Besides direct contact with the victim and their family and friends, the gaslighter also uses social media as a way to accuse and deflect from their own behavior. The gaslighter knows that once something is posted on social media, the information travels quickly. The gaslighter is also in a position of power on social media by never having to answer questions about the truth of their claims, thus perpetuating the gaslighter's lie.

Projecting

The gaslighter may accuse you of being manipulative because they are projecting — one of the most commonly-used defense mechanisms: I can’t own up to my behavior, so I’m going to put it on you.
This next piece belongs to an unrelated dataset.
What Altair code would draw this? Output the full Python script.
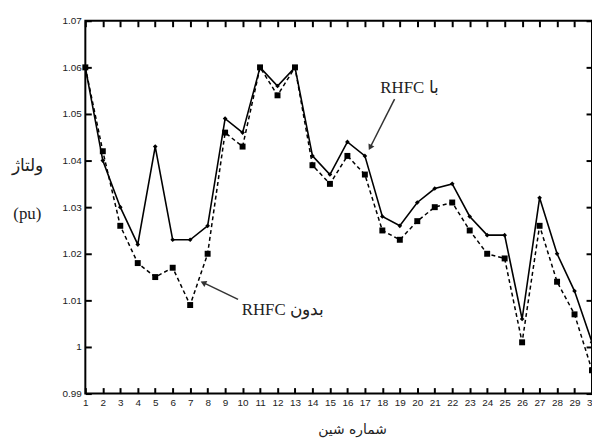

While a pre-emptive strike is a gaslighter’s conscious choice to manipulate you for their gain, projection can take place on a conscious or unconscious level. While some gaslighters are very aware that they are putting their behavior on someone else to get what they want, some who are projecting are not aware that they are doing it. In either case, projection is an unhealthy behavior and should not be tolerated.

Some gaslighters unconsciously project out of guilt or shame. In the case of narcissistic personality disorder, narcissists feel they are totally okay, and think that everyone else has a problem. This is called ego-syntonic behavior. It is very difficult to get a narcissistic gaslighter to get help through counseling, because they think you have the problem, not them. Projecting behavior can get to the point where a gaslighter delusionally believes that they are being persecuted by the victim, when in fact the opposite is true.

Whatever the origin of the gaslighter’s accusatory behavior, they are still 100 percent responsible for it. Treat all cases of accusations toward you as what they are — accusations, not facts. There is no need to spend extra energy trying to defend yourself; it will never be good enough. Instead, take a hard look at whether the behavior the gaslighter accuses you of is actually something they are doing. Don’t let smoke and mirrors get in the way of uncovering the gaslighter’s behavior for what it is — manipulation of you and others by way of accusation and distraction.